Most travelers know about JetBlue and Southwest -- but where are the rest of them? And can you find all these revolutionaries when you do a simple search?
But before we get into the list, here are a few important tips on finding and booking fares on these airlines.
1. Just because your flight is on a discount airline, it doesn't mean you'll be slumming in the skies. JetBlue's so-called "no-frills" setup includes leather seats, heaps of legroom, an in-seat satellite TV entertainment system and all the snacks you want.
2. Similarly, major airlines can often match and undercut discounter prices. Rather than there being two classes of airlines, the truth is more likely that there is increasingly little difference between the prices and service levels of the minors and majors. This is good -- your choices have multiplied. (In the future, there will be two types of airlines: not major and discount, but rather those that run with business plans that work for the company and traveler alike, and those that don't.)
3. Think discount airline when traveling to sunny locations. Most of the discount airlines have focused on flights to warm-weather vacation destinations. These include various cities in Florida; Caribbean destinations like Puerto Rico, the Bahamas and Aruba; California, particularly the Los Angeles area; and Southwestern locations such as Arizona and Las Vegas.
4. Think discount airlines when flying cross-country. Several discounters have made a specialty of offering low-hassle direct flights from major coastal cities such as New York, Boston and Washington D.C. in the East, and L.A., San Diego, Oakland and Seattle in the West. As a result, the major airlines are matching in these markets as well; it has never been more affordable, or so downright cheap, to fly across the U.S.
5. For the best deals and most information, go directly to the airline Web site (linked below) if you know that a certain discounter flies your route. If you do book a flight, you'll usually save a few bucks on the booking site service fee.
6. If you are flying to or from a location served by Southwest, check its Web site first -- this airline appears on none of the Big Three booking sites (Travelocity, Expedia, Orbitz). You may see a flight you'll want to purchase right away, but if not, you'll get a good sense of "market price" along the route.

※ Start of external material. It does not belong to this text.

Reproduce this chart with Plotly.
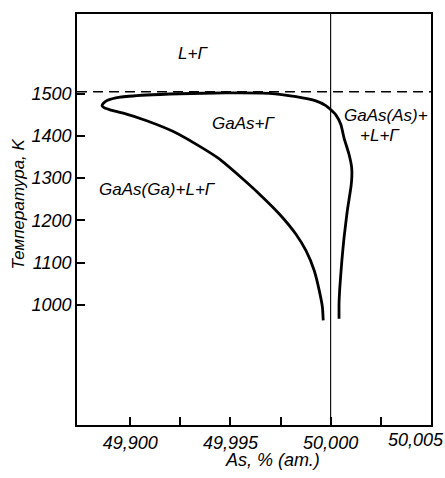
import plotly.graph_objects as go

# Phase boundary of GaAs near stoichiometry (one continuous curve:
# Ga-rich branch -> nose -> top -> As-rich branch)
curve_as = [49.99963, 49.99959, 49.99943, 49.99918, 49.99877, 49.99827, 49.99744,
            49.99645, 49.99545, 49.99446, 49.99330, 49.99212, 49.99082, 49.98965,
            49.98899, 49.98869, 49.98859, 49.98867, 49.98884, 49.98949, 49.99082,
            49.99247, 49.99479, 49.99694, 49.99827, 49.99926, 49.99976, 50.00001,
            50.00026, 50.00051, 50.00067, 50.00092, 50.00105, 50.00106, 50.00102,
            50.00083, 50.00067, 50.00056, 50.00046, 50.00042, 50.00042]
curve_t = [963, 994, 1034, 1081, 1128, 1167, 1215,
           1262, 1305, 1345, 1380, 1411, 1436, 1454,
           1462, 1467, 1472, 1478, 1484, 1492, 1497,
           1500, 1502, 1501, 1493, 1483, 1472, 1462,
           1450, 1427, 1395, 1356, 1325, 1305, 1281,
           1222, 1159, 1104, 1042, 1002, 967]

melting_t = 1505          # dashed isotherm
stoich_as = 50.000        # vertical line at stoichiometric composition

x_range = [49.98734, 50.00501]
y_range = [715, 1689]

x_tickvals = [49.990, 49.9925, 49.995, 49.9975, 50.000, 50.0025, 50.005]
x_ticktext = ["49,900", "", "49,995", "", "50,000", "", ""]
x_last_label = "50,005"
y_tickvals = [1000, 1100, 1200, 1300, 1400, 1500]
y_ticktext = ["1000", "1100", "1200", "1300", "1400", "1500"]

region_labels = ["L+Г", "GaAs+Г", "GaAs(Ga)+L+Г", "GaAs(As)+", "+L+Г"]
region_as = [49.99312, 49.99565, 49.99135, 50.00278, 50.00246]
region_t = [1595, 1429, 1274, 1449, 1402]

FONT = "Liberation Sans Narrow, Liberation Sans, Arial, sans-serif"

fig = go.Figure()

fig.add_trace(go.Scatter(
    x=curve_as, y=curve_t, mode="lines",
    line=dict(color="black", width=2.8, shape="spline", smoothing=0.5),
    hoverinfo="skip", showlegend=False,
))

fig.add_shape(type="line", xref="paper", x0=0, x1=1, yref="y",
              y0=melting_t, y1=melting_t,
              line=dict(color="black", width=1.5, dash="10px,6px"))
fig.add_shape(type="line", xref="x", x0=stoich_as, x1=stoich_as, yref="paper",
              y0=0, y1=1, line=dict(color="black", width=1.1))

for txt, xv, yv in zip(region_labels, region_as, region_t):
    fig.add_annotation(x=xv, y=yv, text=txt, showarrow=False,
                       xanchor="center", yanchor="middle",
                       font=dict(family=FONT, size=17, color="black", style="italic"))

fig.add_annotation(x=x_range[1], y=0, xref="x", yref="paper", yanchor="top",
                   text=x_last_label, showarrow=False, xanchor="center", xshift=-15,
                   yshift=-3,
                   font=dict(family=FONT, size=18, color="black", style="italic"))

fig.add_annotation(x=0.551, y=-0.055, xref="paper", yref="paper", yanchor="top",
                   text="As, % (ат.)", showarrow=False,
                   font=dict(family=FONT, size=18, color="black", style="italic"))

fig.add_annotation(x=-0.166, y=0.537, xref="paper", yref="paper", textangle=-90,
                   text="Температура, K", showarrow=False,
                   xanchor="center", yanchor="middle",
                   font=dict(family=FONT, size=17, color="black", style="italic"))

axis_common = dict(showgrid=False, zeroline=False, showline=True, mirror=True,
                   linecolor="black", linewidth=1.8, ticks="inside", ticklen=8,
                   tickwidth=1.5, tickcolor="black",
                   tickfont=dict(family=FONT, size=18, color="black", style="italic"))

fig.update_xaxes(range=x_range, tickmode="array", tickvals=x_tickvals,
                 ticktext=x_ticktext, **axis_common)
fig.update_yaxes(range=y_range, tickmode="array", tickvals=y_tickvals,
                 ticktext=y_ticktext, **axis_common)

fig.update_layout(
    width=445, height=478,
    margin=dict(l=77, r=12.5, t=12, b=53),
    paper_bgcolor="white", plot_bgcolor="white",
    showlegend=False,
)

fig.write_html("out.html")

7. Perhaps even better, search aggregators for a very broad look at fares. The big aggregators now include most discounters.
8. When searching, select the "nearby airport" check box. Many of the discounters fly into so-called alternate airports, such as Long Beach instead of LAX or Oakland instead of SFO (JetBlue and others), or Atlantic City instead of Philadelphia and Hollywood International instead of Miami (Spirit). This can be the best way to figure out which alternate airports are served by discounters, and you may miss a discounter's best offers if you stick only to the biggest airports.
9. Additionally, when considering alternate airports, check route maps for flights that may get you very close to your final destination. Discount airlines serve smaller airports like Atlantic City and Providence (Spirit), or Moline and Akron (AirTran). This can be the most labor-intensive component of finding these fares, but flying in and out of these airports can be almost a breeze. Parking is often right out front, more like a shopping mall than an airport, and lines are often non-existent.